Question

Using L'Hopitals rule solve , lim x-> infinity = sqrtx^2-1/2x+1

Answer 1

Deriving top and bottom I got, (2x/2sqrtx^2-1 )/ 2 which then I simplifeid so then it became 2x/sqrtx^2-1

Answer 2

If you want the avoid using L'Hopital's rule you can always use asymptotic behavior \[ \large x^2-1 \sim x^2 \\ \large 2x+1 \sim 2x\]

Answer 3

I can't really do that ^. I have to use the rule for these set of questions

Answer 4

\[\lim_{x \rightarrow \infty} \sqrt{x^2-1} = \infty\]\[\lim_{x \rightarrow \infty} 2x+1 = \infty\]\[(2x+1)' = 2\]
So L'Hopitals rule can be applied here, which gives:
\[\lim_{x \rightarrow \infty} \frac{\sqrt{x^2-1}}{2x+1} = \lim_{x \rightarrow \infty} \frac{(\sqrt{x^2-1})'}{(2x+1)'} = \lim_{x \rightarrow \infty} \frac{1/2*2x/\sqrt{x^2-1}}{2} = \lim_{x \rightarrow \infty} \frac{x}{2\sqrt{x^2-1}}\]also note that:
\[\lim_{x \rightarrow \infty}\sqrt{x^2-1} = x\]
Therefore the solution S is given by:
\[S = \lim_{x \rightarrow \infty}\frac{x}{2\sqrt{x^2-1}} = \lim_{x \rightarrow \infty}\frac{x}{2x} = \lim_{x \rightarrow \infty}\frac{1}{2} = \frac{1}{2}\]

Answer 5

I left it more as a side note for the ones interested since people are already replying to this answer :)

Answer 6

Question, how does sqrt x^2-1 = x?

Answer 7

\(\Large \displaystyle \lim_{x \to + \infty} \sqrt{x^2-1}= \lim x_{x \to \infty} x\sqrt{1+ \frac{1}{x^2}}=x \)

Answer 8

ah... hm...

Answer 9

Wish I understood haha... Thanks for the help though guys..

Answer 10

I also forgot to mention that when you found out the derivatives for numerator and denominator you simplified it to x / 2sqrt x^2-1. I thought it was 2x on top?

Answer 11

@Spacelimbus was basically doing the right thing.

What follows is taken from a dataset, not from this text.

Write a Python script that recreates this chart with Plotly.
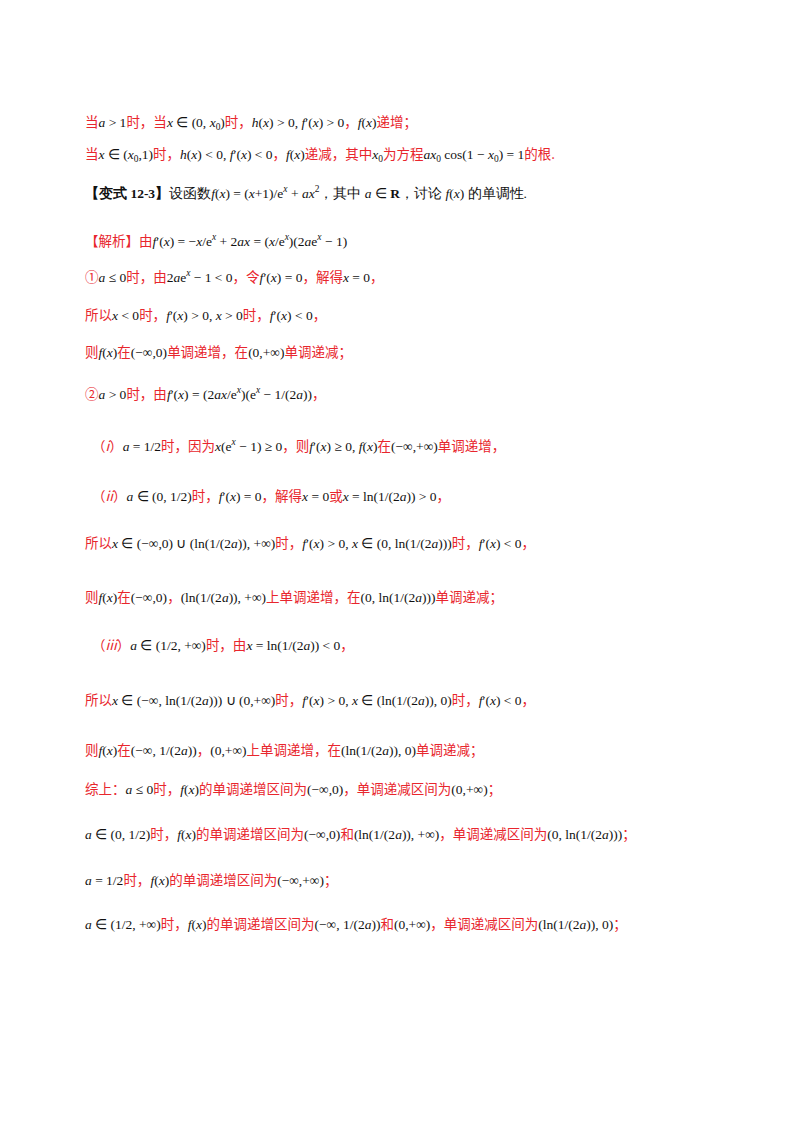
import plotly.graph_objects as go

RED = "#e8262d"
BLK = "#111111"

def r(s):
    return f'<span style="color:{RED}">{s}</span>'
def m(s):
    return f'<span style="color:{BLK};font-family:Liberation Serif">{s}</span>'

line_y = [113, 145, 184, 232, 268, 306, 343, 385, 437, 487, 534, 588, 636, 691, 741, 780, 825, 871, 915]
line_x = [75, 75, 75, 75, 75, 75, 75, 75, 82, 82, 75, 75, 82, 75, 75, 75, 75, 75, 75]
lines = [
    r("当") + m("<i>a</i> &gt; 1") + r("时，当") + m("<i>x</i> ∈ (0, <i>x</i><sub>0</sub>)") + r("时，") + m("<i>h</i>(<i>x</i>) &gt; 0, <i>f</i>′(<i>x</i>) &gt; 0") + r("，") + m("<i>f</i>(<i>x</i>)") + r("递增；"),
    r("当") + m("<i>x</i> ∈ (<i>x</i><sub>0</sub>,1)") + r("时，") + m("<i>h</i>(<i>x</i>) &lt; 0, <i>f</i>′(<i>x</i>) &lt; 0") + r("，") + m("<i>f</i>(<i>x</i>)") + r("递减，其中") + m("<i>x</i><sub>0</sub>") + r("为方程") + m("<i>ax</i><sub>0</sub> cos(1 − <i>x</i><sub>0</sub>) = 1") + r("的根."),
    m("<b>【变式 12-3】</b>设函数") + m("<i>f</i>(<i>x</i>) = (<i>x</i>+1)/e<sup><i>x</i></sup> + <i>ax</i><sup>2</sup>") + m("，其中 <i>a</i> ∈ <b>R</b>，讨论 <i>f</i>(<i>x</i>) 的单调性."),
    r("【解析】由") + m("<i>f</i>′(<i>x</i>) = −<i>x</i>/e<sup><i>x</i></sup> + 2<i>ax</i> = (<i>x</i>/e<sup><i>x</i></sup>)(2<i>a</i>e<sup><i>x</i></sup> − 1)"),
    r("①") + m("<i>a</i> ≤ 0") + r("时，由") + m("2<i>a</i>e<sup><i>x</i></sup> − 1 &lt; 0") + r("，令") + m("<i>f</i>′(<i>x</i>) = 0") + r("，解得") + m("<i>x</i> = 0") + r("，"),
    r("所以") + m("<i>x</i> &lt; 0") + r("时，") + m("<i>f</i>′(<i>x</i>) &gt; 0, <i>x</i> &gt; 0") + r("时，") + m("<i>f</i>′(<i>x</i>) &lt; 0") + r("，"),
    r("则") + m("<i>f</i>(<i>x</i>)") + r("在") + m("(−∞,0)") + r("单调递增，在") + m("(0,+∞)") + r("单调递减；"),
    r("②") + m("<i>a</i> &gt; 0") + r("时，由") + m("<i>f</i>′(<i>x</i>) = (2<i>ax</i>/e<sup><i>x</i></sup>)(e<sup><i>x</i></sup> − 1/(2<i>a</i>))") + r("，"),
    r("（<i>i</i>）") + m("<i>a</i> = 1/2") + r("时，因为") + m("<i>x</i>(e<sup><i>x</i></sup> − 1) ≥ 0") + r("，则") + m("<i>f</i>′(<i>x</i>) ≥ 0, <i>f</i>(<i>x</i>)") + r("在") + m("(−∞,+∞)") + r("单调递增，"),
    r("（<i>ii</i>）") + m("<i>a</i> ∈ (0, 1/2)") + r("时，") + m("<i>f</i>′(<i>x</i>) = 0") + r("，解得") + m("<i>x</i> = 0") + r("或") + m("<i>x</i> = ln(1/(2<i>a</i>)) &gt; 0") + r("，"),
    r("所以") + m("<i>x</i> ∈ (−∞,0) ∪ (ln(1/(2<i>a</i>)), +∞)") + r("时，") + m("<i>f</i>′(<i>x</i>) &gt; 0, <i>x</i> ∈ (0, ln(1/(2<i>a</i>)))") + r("时，") + m("<i>f</i>′(<i>x</i>) &lt; 0") + r("，"),
    r("则") + m("<i>f</i>(<i>x</i>)") + r("在") + m("(−∞,0)") + r("，") + m("(ln(1/(2<i>a</i>)), +∞)") + r("上单调递增，在") + m("(0, ln(1/(2<i>a</i>)))") + r("单调递减；"),
    r("（<i>iii</i>）") + m("<i>a</i> ∈ (1/2, +∞)") + r("时，由") + m("<i>x</i> = ln(1/(2<i>a</i>)) &lt; 0") + r("，"),
    r("所以") + m("<i>x</i> ∈ (−∞, ln(1/(2<i>a</i>))) ∪ (0,+∞)") + r("时，") + m("<i>f</i>′(<i>x</i>) &gt; 0, <i>x</i> ∈ (ln(1/(2<i>a</i>)), 0)") + r("时，") + m("<i>f</i>′(<i>x</i>) &lt; 0") + r("，"),
    r("则") + m("<i>f</i>(<i>x</i>)") + r("在") + m("(−∞, 1/(2<i>a</i>))") + r("，") + m("(0,+∞)") + r("上单调递增，在") + m("(ln(1/(2<i>a</i>)), 0)") + r("单调递减；"),
    r("综上：") + m("<i>a</i> ≤ 0") + r("时，") + m("<i>f</i>(<i>x</i>)") + r("的单调递增区间为") + m("(−∞,0)") + r("，单调递减区间为") + m("(0,+∞)") + r("；"),
    m("<i>a</i> ∈ (0, 1/2)") + r("时，") + m("<i>f</i>(<i>x</i>)") + r("的单调递增区间为") + m("(−∞,0)") + r("和") + m("(ln(1/(2<i>a</i>)), +∞)") + r("，单调递减区间为") + m("(0, ln(1/(2<i>a</i>)))") + r("；"),
    m("<i>a</i> = 1/2") + r("时，") + m("<i>f</i>(<i>x</i>)") + r("的单调递增区间为") + m("(−∞,+∞)") + r("；"),
    m("<i>a</i> ∈ (1/2, +∞)") + r("时，") + m("<i>f</i>(<i>x</i>)") + r("的单调递增区间为") + m("(−∞, 1/(2<i>a</i>))") + r("和") + m("(0,+∞)") + r("，单调递减区间为") + m("(ln(1/(2<i>a</i>)), 0)") + r("；"),
]

fig = go.Figure()
for x, y, t in zip(line_x, line_y, lines):
    fig.add_annotation(x=x, y=y, text=t, showarrow=False, xanchor="left", yanchor="middle",
                       xref="x", yref="y", font=dict(size=13.5, color=BLK, family="Noto Sans CJK SC"))
fig.update_xaxes(range=[0, 800], visible=False)
fig.update_yaxes(range=[1132, 0], visible=False)
fig.update_layout(width=800, height=1132, margin=dict(l=0, r=0, t=0, b=0),
                  plot_bgcolor="white", paper_bgcolor="white", showlegend=False)
fig.write_html("out.html")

Consider
\[\lim_{x \rightarrow \infty} \sqrt{x^2 - 1}\]
This can be rewritten as:
\[\lim_{x \rightarrow \infty} x\sqrt{1-\frac{1}{x^2}} = (\lim_{x \rightarrow \infty}x)(\lim_{x \rightarrow \infty} \sqrt{1-\frac{1}{x^2}})\]
Clearly as x becomes very large, 1/x^2 becomes very small, thus the limit in the second bracket simplifies to sqrt(1) = 1. This gives
\[\lim_{x \rightarrow \infty} x\sqrt{1-\frac{1}{x^2}} = \lim_{x \rightarrow \infty}x\]
as desired.

Answer 12

The 2x is on the top, however it is multiplied by 1/2 (from the chain rule as we have a square root) so these two cancel, and the whole thing is divided by 2 (g'(x) from L'Hopital's rule).